Russland ist eine Öl-Grossmacht – und ist deshalb auch stark vom Ölpreis abhängig. Der kremlkritische Moskauer Ökonom Andrej Mowtschan rechnet vor, dass jeder Dollar des Ölpreises Russland rund ein Viertel Prozent Wirtschaftsleistung bringt. Wenn der Ölpreis um vier Dollar steigt, steigt das russische Bruttoinlandprodukt BIP um ein Prozent.
Ölpreis und Pandemie stellen Russland vor Probleme
Doch die Rechnung gilt auch, wenn der Ölpreis sinkt: «Das russische Öl ist zurzeit etwa 30 Dollar billiger als vor der Coronakrise. So kommt man auf einen Wirtschaftseinbruch von rund sieben Prozent.»
Doch das ist nicht Russlands einziges Problem: Mit Pandemie-Massnahmen hat die Regierung grosse Teile des Landes seit Anfang April still gelegt. Doch Mowtschan glaubt, dass die Epidemie in Russland weniger verheerende Auswirkungen hat als in anderen Ländern.
Russlands Wirtschaft wird vom Staat dominiert
In Russland sei der Anteil kleiner und mittlerer Unternehmen am BIP deutlich kleiner als in Europa: «Diejenigen Bereiche der Wirtschaft, die vom Coronavirus vor allem betroffen sind – die Gastronomie zum Beispiel – spielen in Russland keine so grosse Rolle.»

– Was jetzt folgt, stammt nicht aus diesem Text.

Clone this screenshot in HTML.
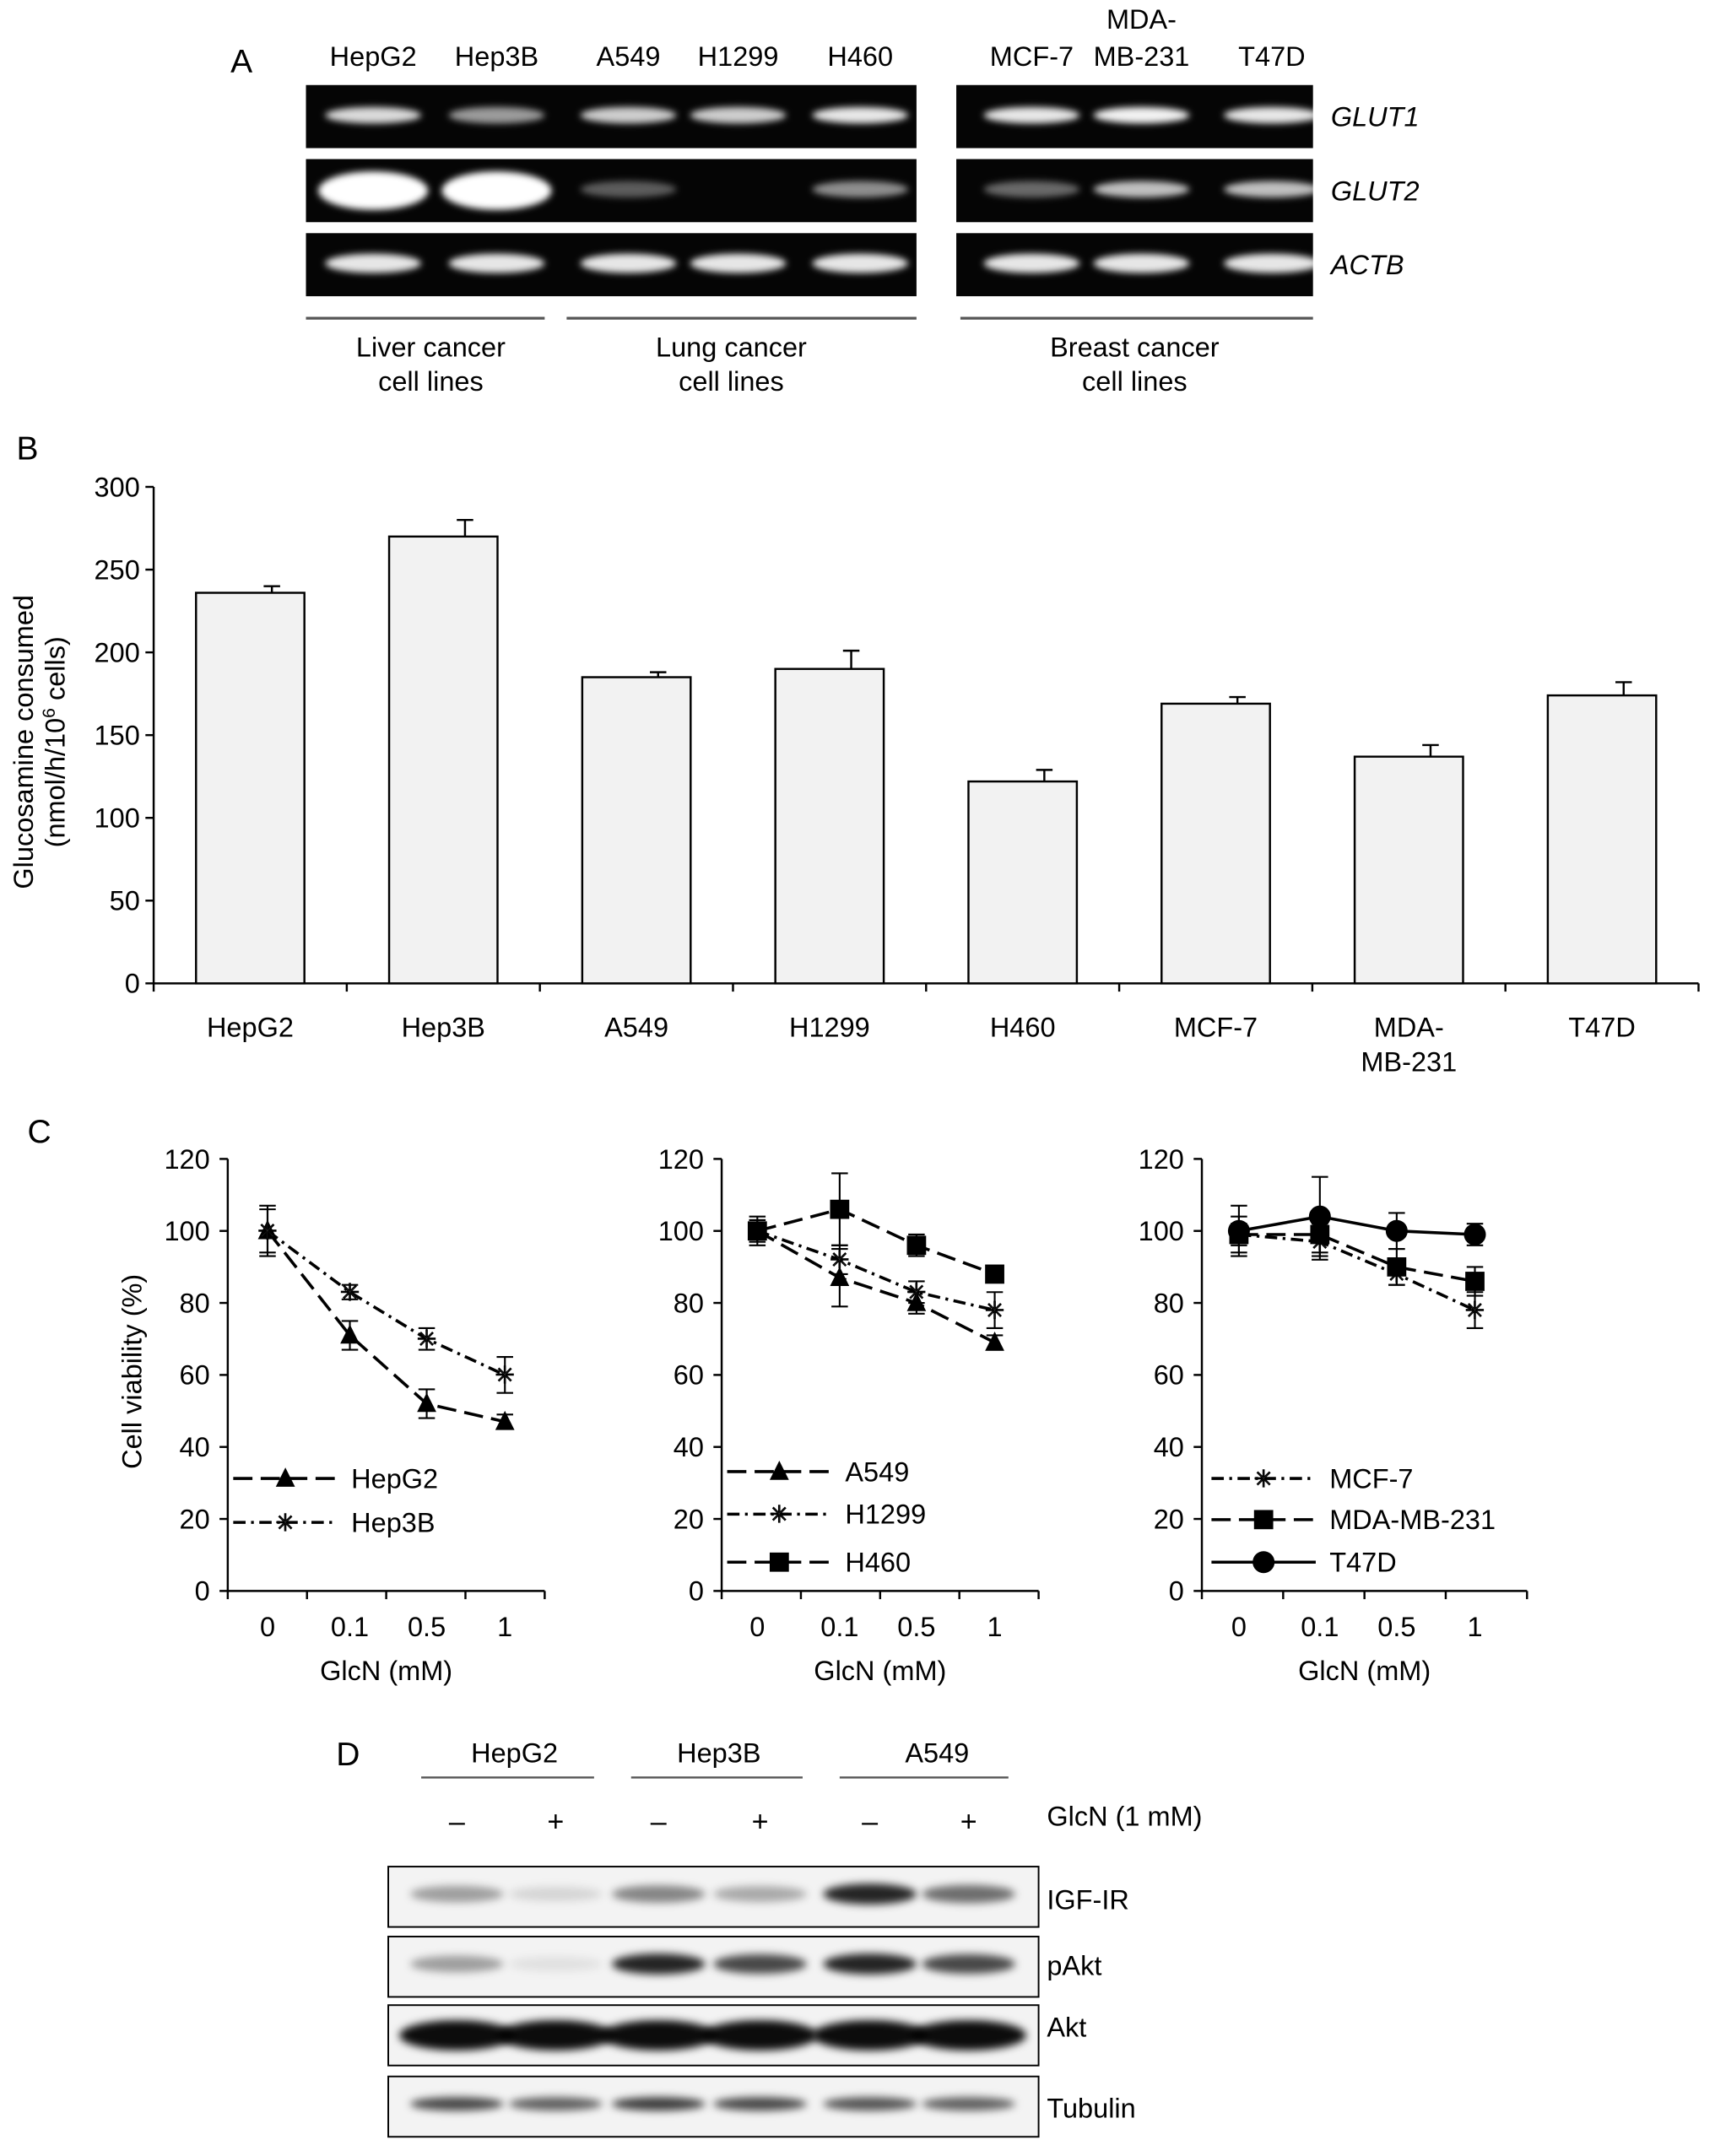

Diejenigen Bereiche der Wirtschaft, die vom Coronavirus am meisten betroffen sind, spielen in Russland keine so grosse Rolle.
Dominiert wird die russische Wirtschaft von einem starken staatlichen Sektor. Rund zwei Drittel der Beschäftigten würden entweder für den Staat oder für staatsnahe Grosskonzerne arbeiten. Dazu kommen staatliche Zuwendungen für zum Beispiel Pensionierte: «All diese Leute spüren die Krise bis jetzt nicht besonders – denn der Staat zahlt ja weiterhin.»
Mowtschan bezeichnet die russische Wirtschaft spöttisch als «Lebensmittelmarken-Wirtschaft»: «Wir verkaufen Öl, drucken Rubel als Lebensmittelmarken und verteilen diese ans Volk. Eine solche Wirtschaft ist in Krisen wie jetzt verhältnismässig standfest.»
Russland soll nicht vom Ausland abhängig werden
Für die Massen entstehe so allerdings kaum Wohlstand. Im Gegenteil: Viele Russinnen und Russen leben in Armut. Doch aus Sicht des Staates funktioniert das System – auch weil der Kreml angesichts der Krise von 1998 vorgesorgt hat, als Russland vorübergehend zahlungsunfähig war.
Putin betrachte dies als grosse Gefahr für seine Macht. Der Kreml habe nun umgerechnet über 500 Milliarden Franken auf die hohe Kante gelegt. Russland soll dank der Staatskasse nie von ausländischen Geldgebern abhängig werden.
Bescheidene Unterstützungsmassnahmen
Die Leitidee von Putins Politik ist die totale Souveränität Russlands – auch finanziell. Deswegen wird dieses Geld selbst jetzt in der Coronakrise nur vorsichtig für Unterstützungsmassnahmen ausgegeben.
Putin ist überzeugt davon, dass er bis an sein Lebensende regieren wird.
Putin müsse denn auch kaum Rücksicht nehmen auf die Stimmung in der Bevölkerung, sagt Mowtschan: «Westliche Politiker haben stets die Sorge, dass sie abgewählt werden. Putin ist dagegen überzeugt davon, dass er bis an sein Lebensende regieren wird.»
Es tönt paradox: Die russische Wirtschaft ist im weltweiten Vergleich wenig konkurrenzfähig, sie ist abhängig von einem einzigen Rohstoff – und der Staat dominiert derart, dass es private Unternehmen schwer haben. Dennoch scheint sie in der aktuellen Krise widerstandsfähiger als die komplexen Volkswirtschaften Europas?
Ein Hühnerei hat auch einen viel komplexeren Aufbau als ein Stein. Aber wenn man beides aus dem Fenster wirft, dann geht das Ei kaputt – der Stein nicht.
Andrej Mowtschan wundert das nicht – und zieht eine Vergleich heran: «Ein Hühnerei hat auch einen viel komplexeren Aufbau als ein Stein. Aber wenn man beides aus dem Fenster wirft, dann geht das Ei kaputt – der Stein nicht.»